Tuesday, March 10, 2015

Fightings and Fears

Lately I've realized that several people are affected spiritually- by me. Feels like a backpack I pulled up onto my shoulders four miles ago, settled on my back, it was nothing. The breeze pulled at me gently and the sunlight glittered in the trees and I thought the whole hike would be like that. Easy. Invigorating. Now that backpack is heavy, the straps are digging into my skin, my muscles hurt. I'm wishing I'd let someone else carry it, just sort of looked the other way, fiddled with my shoelaces when they asked.

At Piedmont Women's Center, they share the gospel with every woman who enters the building. I've been helping with ultrasounds, reading the manual, talking with the other Christian women who work there. Easy. Invigorating. Then last week they asked me to role play a counseling session. Suddenly, I had to decide what I was going to say to some woman who was scared, lost, looking for guidance. How to communicate the judgment of God and the love of God, the darkness of sin and the light of the cross, looking into the eyes of a woman full of questions and hangups. I was playing a part with my new friend and I just stumbled around. I told her I'd have to work out what to say. She said I'd be great, but I knew that I wouldn't. Not that simple, not that easy. Not on my own.

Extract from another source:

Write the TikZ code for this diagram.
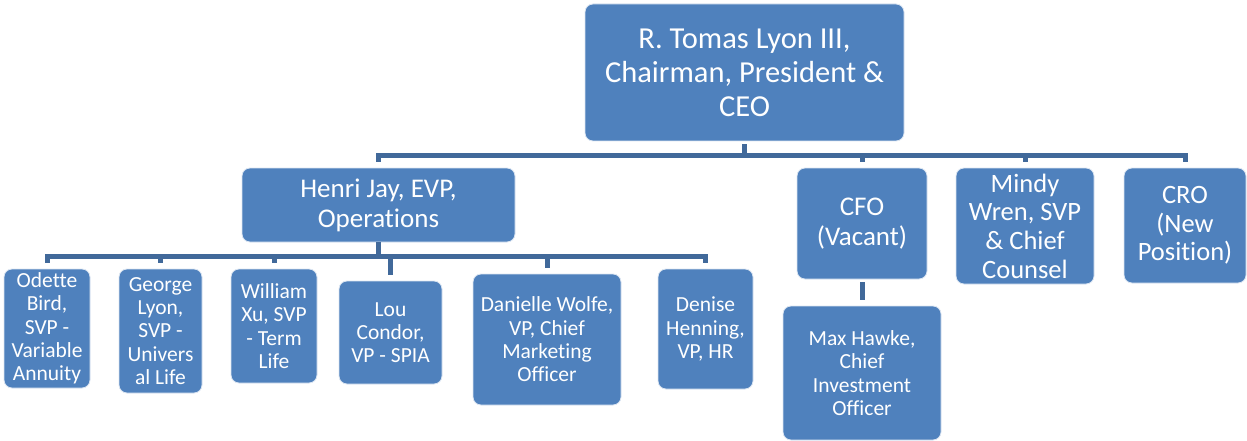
\documentclass[tikz,border=0pt]{standalone}
\usepackage{fontspec}
\setmainfont{Carlito}[Ligatures=NoCommon]
\definecolor{unitblue}{HTML}{4F81BD}
\definecolor{linkblue}{HTML}{41699A}
\tikzset{
  unit/.style={draw=white!80!unitblue, line width=0.8pt, fill=unitblue, text=white,
    rounded corners=8pt, align=center, inner sep=0pt},
  conn/.style={linkblue, line width=5pt},
  bus/.style={conn, line cap=rect},
  big/.style={font=\fontsize{30.5}{34}\selectfont},
  mid/.style={font=\fontsize{27}{30}\selectfont},
  midish/.style={font=\fontsize{26.5}{28.7}\selectfont},
  small/.style={font=\fontsize{21.5}{23.3}\selectfont}
}
\begin{document}
\begin{tikzpicture}[x=1pt,y=-1pt]
            \useasboundingbox (0,0) rectangle (1247,441);

            % top level
            \node[unit,big,minimum width=319pt,minimum height=137pt] (ceo) at (744.5,72.5)
                {R. Tomas Lyon III,\\Chairman, President \&\\CEO};

            % second level
            \node[unit,mid,minimum width=273pt,minimum height=74pt] (henri) at (378.5,205)
                {Henri Jay, EVP,\\Operations};
            \node[unit,mid,minimum width=130pt,minimum height=111pt] (cfo) at (862,223.5)
                {CFO\\(Vacant)};
            \node[unit,midish,minimum width=138pt,minimum height=116pt] (mindy) at (1025,226)
                {Mindy\\Wren, SVP\\\& Chief\\Counsel};
            \node[unit,midish,minimum width=122pt,minimum height=115pt] (cro) at (1185,225.5)
                {CRO\\(New\\Position)};

            % third level
            \node[unit,small,minimum width=158pt,minimum height=134pt] (max) at (862,373)
                {Max Hawke,\\Chief\\Investment\\Officer};
            \node[unit,small,minimum width=86pt,minimum height=119pt] (odette) at (47,328.5)
                {Odette\\Bird,\\SVP -\\Variable\\Annuity};
            \node[unit,small,minimum width=83pt,minimum height=124pt] (george) at (160.5,331)
                {George\\Lyon,\\SVP -\\Univers\\al Life};
            \node[unit,small,minimum width=86pt,minimum height=114pt] (william) at (274,326)
                {William\\Xu, SVP\\- Term\\Life};
            \node[unit,small,minimum width=103pt,minimum height=103pt] (lou) at (390.5,332.5)
                {Lou\\Condor,\\VP - SPIA};
            \node[unit,small,minimum width=148pt,minimum height=131pt] (danielle) at (547,339.5)
                {Danielle Wolfe,\\VP, Chief\\Marketing\\Officer};
            \node[unit,small,minimum width=95pt,minimum height=120pt] (denise) at (705.5,329)
                {Denise\\Henning,\\VP, HR};

            \coordinate (topbus) at (0,155);
            \coordinate (lowbus) at (0,256);

            % connectors
            \draw[conn,shorten <=3pt] (ceo.south) -- (ceo.south |- topbus);
            \draw[bus] (henri.north |- topbus) -- (cro.north |- topbus);
            \foreach \n in {henri,cfo,mindy,cro}
                \draw[conn,shorten >=6pt] (\n.north |- topbus) -- (\n.north);

            \draw[conn] (henri.south) -- (henri.south |- lowbus);
            \draw[bus] (odette.north |- lowbus) -- (denise.north |- lowbus);
            \foreach \n in {odette,george,william,lou,danielle,denise}
                \draw[conn,shorten >=6pt] (\n.north |- lowbus) -- (\n.north);

            \draw[conn,shorten <=3pt,shorten >=6pt] (cfo.south) -- (max.north);
        \end{tikzpicture}
\end{document}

I might be the one person between that woman and her decision to kill her unborn baby, her decision to reject Christ.

At church, I'm driving six kids who really don't understand what it means to have a relationship with God. I hear a mother yelling at one of them and I think, these kids aren't loved the way I was loved. No wonder they don't get it. And there are leaders who are shocked when they say a curse word. Yeah, your kids don't say that. But your kids don't have parents who live five miles apart. Your kids don't listen to Beyonce on Youtube or to two people screaming at each other in the next room.

I try to explain that God cares about the things we think about- He knows and loves us that much. But when I talk about anything other than sports or school, they say "Okay, Okay, Okay"- loudly.  One of them told me something that echoes in my mind. "When the other leaders talk about God, I understand, but when you do, I just don't get it." And I think that it's me, that I'll never get through to them. That I can barely keep them from getting up out of their seats and throwing things at each other.

One of the boys said he wants to be a drug dealer when he grows up. He's sullen, rebellious and- real. So do we just want kids who keep that rebelliousness down inside of them, do we want pews filled up with quiet, respectful rebels? They're saying he might not get to come any more. Maybe he won't have any Christians in his life at all.

Three little girls said their verses to me last night. They needed me to explain. To show them that I love the Bible, that I'm excited about it. To memorize right along with them, tell them that we keep doing this our entire lives.

My small, selfish world is expanding. But sometimes- honest- I wish it weren't. Sometimes I feel that these women and these kids can't depend on me. They just can't. I have nothing to offer them. I struggle every day. I think God cannot use me, and then I think, why of course He can, because [pride]. Either way-I'm doing these things. Either way.

Most of the time, I get it all wrong. In the things I say, in the ways I respond. I'm impatient and I discourage rather than encourage.

I elevate sincerity over spirituality.

Once I played board games with a couple of ten-year-olds. I don't know how they started the conversation- I think maybe the word "hypocrite" came up in some word game. "What's a hypocrite?" one asked. "Oh, you know, when people sit in a church pew and look all holy and then they go home and listen to their rock music," her friend replied, demonstrating headphones on and rocking out. They laughed, went back to their game, but I felt like I'd been hit. Because the one thing I want to be is genuine. And is it genuine to wear skirts to church and sing hymns and "look all holy" if that's not really me?  Sometimes I haven't gone for that reason. More worried about the way I look to other people than about refreshing my soul, renewing my mind.  But that little girl was wrong. It's never hypocritical to go to church. Maybe sometimes it's just thinking about God first, people later.

For all of this, I need to pray- hard. I believe that God can help me turn around from mistakes I've made, and use me, somehow. He can show me what to say to people in my life. He can change the minds of the men who only want well-behaved kids in their Bible club. I've doubted that He could change people in my life, my coworkers, my friends, as I've doubted that He could change me. But truth is? He could change all of us.